Cette lecture double du décor - à la fois réaliste, puisque chaque élément trouve naturellement sa place dans le contexte soigneusement construit du drame, et symbolique – s’inscrit beaucoup plus dans la tradition picturale, en particulier de l’Europe du nord, que dans la tradition théâtrale ; et ce qu’E. Panofsky a pu définir comme un « symbolisme déguisé »481 à propos de la peinture des primitifs flamands est ici consacré dans l’oeuvre théâtrale par Ibsen, et sera repris fidèlement par Chekhov (qui fait d’une cerisaie l’élément principal de son drame) tandis que Strindberg accentuera le symbolisme plastique au détriment du réalisme (les stores rouges d’Orage, les meubles bancals de La Maison brûlée), accomplissant la transition avec l’expressionnisme.

Ce rôle toujours plus important du décor en tant qu’élément dramatique est ainsi une des caractéristiques du théâtre moderne. Reinhardt lui-même y attache une importance extrême et a du décor une conception particulièrement plasticienne : « ce cadre qui donne l’atmosphère pour les acteurs ; pour pouvoir donner libre cours à un jeu, le mime a besoin d’un cadre où les formes, les lumières et surtout les couleurs donnent le ton ! »482 - qui explique son choix de travailler avec des peintres.

Sa mise en scène des Revenants ne cherche pas à adapter l’écriture ibsénienne aux conceptions modernistes du début du XXe siècle, mais respecte cette double écriture : lorsqu’on considère que « Max Reinhardt ne peut être qualifié d’expressionniste même s’il préfigure l’expressionnisme scénique. (...) Aucune de ses mises en scène ne peut être dite expressionniste parce qu’elle reste imprégnée d’une certaine primauté du psychologisme, d’un certain décorativisme qui ôte de sa force à ce qui n’est qu’un vaste cri de révolte »483, c’est ce respect de la structure dramatique qu’on lui reproche. Les mises en scène des pièces d’Ibsen ont été jusqu’ici soit d’un réalisme traditionnel, soit au contraire avec Lugné-Poe marquées par une lecture symboliste radicale qui leur faisait perdre beaucoup de leur accessibilité. La mise en scène de Reinhardt part du réalisme de la pièce, mais en accentue les éléments sensibles pour en faire la composante dominante du drame.

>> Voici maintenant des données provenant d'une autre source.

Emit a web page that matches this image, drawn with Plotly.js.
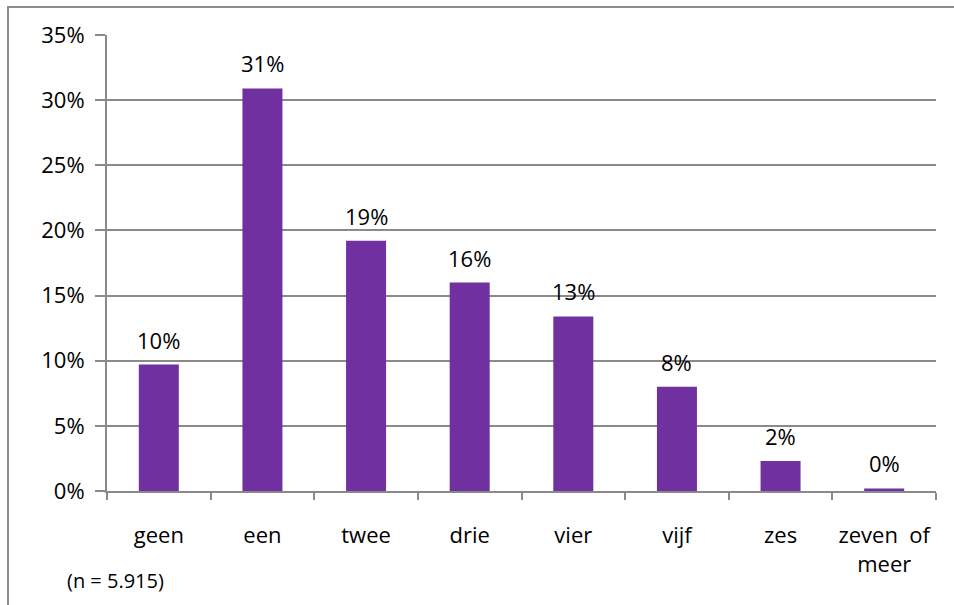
<!DOCTYPE html>
<html>
<head>
<meta charset="utf-8">
<script src="https://cdn.plot.ly/plotly-3.0.1.min.js"></script>
<style>
html,body{margin:0;padding:0;background:#fff;overflow:hidden;}
#frame{position:absolute;left:7px;top:6px;width:1000px;height:700px;border-left:2px solid #8c8c8c;border-top:2px solid #8c8c8c;}
#chart{position:absolute;left:0;top:0;width:954px;height:605px;}
</style>
</head>
<body>
<div id="frame"></div>
<div id="chart"></div>
<script>
const categories = ['geen', 'een', 'twee', 'drie', 'vier', 'vijf', 'zes', 'zeven  of<br>meer'];
const values = [9.7, 30.9, 19.2, 16.0, 13.4, 8.0, 2.3, 0.2];
const yTicks = [0, 5, 10, 15, 20, 25, 30, 35];
const note = '(n = 5.915)';

const FONT = 'Open Sans, sans-serif';
const GRAY = '#8a8a8a';
const FS = 22;

const annotations = categories.map((c, i) => ({
  x: c, y: values[i], xref: 'x', yref: 'y',
  text: Math.round(values[i]) + '%',
  showarrow: false, yanchor: 'bottom', yshift: 8,
  font: {family: FONT, size: FS, color: '#000'}
}));
annotations.push({
  x: 0, y: 0, xref: 'paper', yref: 'paper', xanchor: 'left', yanchor: 'top',
  xshift: -42, yshift: -74, showarrow: false, text: note,
  font: {family: FONT, size: 20, color: '#000'}
});

Plotly.newPlot('chart', [{
  type: 'bar', x: categories, y: values,
  marker: {color: '#7030A0'}, hoverinfo: 'none'
}], {
  width: 954, height: 605,
  margin: {l: 107, r: 18, t: 35, b: 114},
  paper_bgcolor: 'rgba(0,0,0,0)', plot_bgcolor: '#fff',
  bargap: 0.614, showlegend: false,
  font: {family: FONT, size: FS, color: '#000'},
  xaxis: {
    type: 'category', tickson: 'boundaries', ticks: 'outside', ticklen: 7,
    tickcolor: GRAY, tickwidth: 2, showline: true, linecolor: GRAY, linewidth: 2,
    showgrid: false, ticklabelstandoff: 24, tickfont: {family: FONT, size: FS, color: '#000'},
    fixedrange: true
  },
  yaxis: {
    range: [0, 35], tickvals: yTicks, ticktext: yTicks.map(v => v + '%'),
    ticks: 'outside', ticklen: 10, tickcolor: GRAY, tickwidth: 2,
    showline: true, linecolor: GRAY, linewidth: 2,
    showgrid: true, gridcolor: GRAY, gridwidth: 2, zeroline: false,
    ticklabelstandoff: 6, tickfont: {family: FONT, size: FS, color: '#000'},
    fixedrange: true
  },
  annotations: annotations
}, {displayModeBar: false, staticPlot: true});
</script>
</body>
</html>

L’analyse de Reinhardt est très juste. Mais le metteur en scène devait se douter qu’un peintre comme Edvard Munch ne suivrait pas à la lettre toutes ses indications, excessivement détaillées. En outre, des « esquisses d’ambiance » n’ont pas vocation à restituer les détails pratiques indiqués. Tel un acteur, Reinhardt essaye là de communiquer une atmosphère au peintre, d’éveiller sa créativité et son imagination. Ses instructions enthousiastes, presque lyriques, sachant opérer un savant dosage entre indications pratiques et évocations d’ambiance, ont indubitablement été d’une grande utilité pour le peintre qui a su s’en inspirer, répondre à la ligne directrice exigée tout en offrant sa vision personnelle.

Notes
478.

« L’aménagement intérieur des demeures dans la campagne norvégienne ne montre en général de nos jours aucune caractéristique nationale particulière. Les salons des plus vieilles maisons familiales de ce genre sont parfois recouverts de tapisseries polychromes sombres. En dessous, les murs sont habillés de simples lambris de bois. Les plafonds comme les portes et les encadrements de fenêtres sont équipés de même. Les poêles sont grands, lourds et généralement en fonte. Le mobilier est encore souvent dans le style du premier empire français, mais les couleurs sont en général plus sombres. C’est à peu près ainsi que je me suis imaginé le salon de Mme Alving ». Lettre d’Ibsen au duc de Saxe-Meiningen, 1886, citée in H. Midbøe, p. 29.

479.

V. Ystad, Livets endeløse gåde, Oslo, 1996, p.22.

480.

« Les exemples abondent de la conscience d’Ibsen qu’une pièce contient un répertoire imagé qui n’est pas seulement verbal, mais aussi visuel (...). Depuis le début, le verbal et le visuel coopèrent, bien qu’au début ce soit le verbal qui prédomine. Au fur et à mesure que son art murit, la coopération de ces deux formes imagées devient intégration ; lorsqu’il entame sa série de pièces modernes en prose, l’accent se déplace du verbal vers le visuel tandis que toujours plus de choses sont tues, car toujours plus de choses ne peuvent pas être dites. Le déplacement d’accent est décisif et ne devrait pas être sous-estimé. C’est cependant un déplacement, et non un changement abrupt ».

J. Northam, Ibsen - a critical study, 1973, p. 7.

481.

E. Panofsky,1992, « Réalité et symbole », pp. 249-273.

482.

Cité in H. Heller, « Max Reinhardt, l’impressionniste autrichien », Revue d’Histoire du Théâtre, 1961-4, p. 320.

483.

Lionel Richard, cité in E. Lachana, p. 90.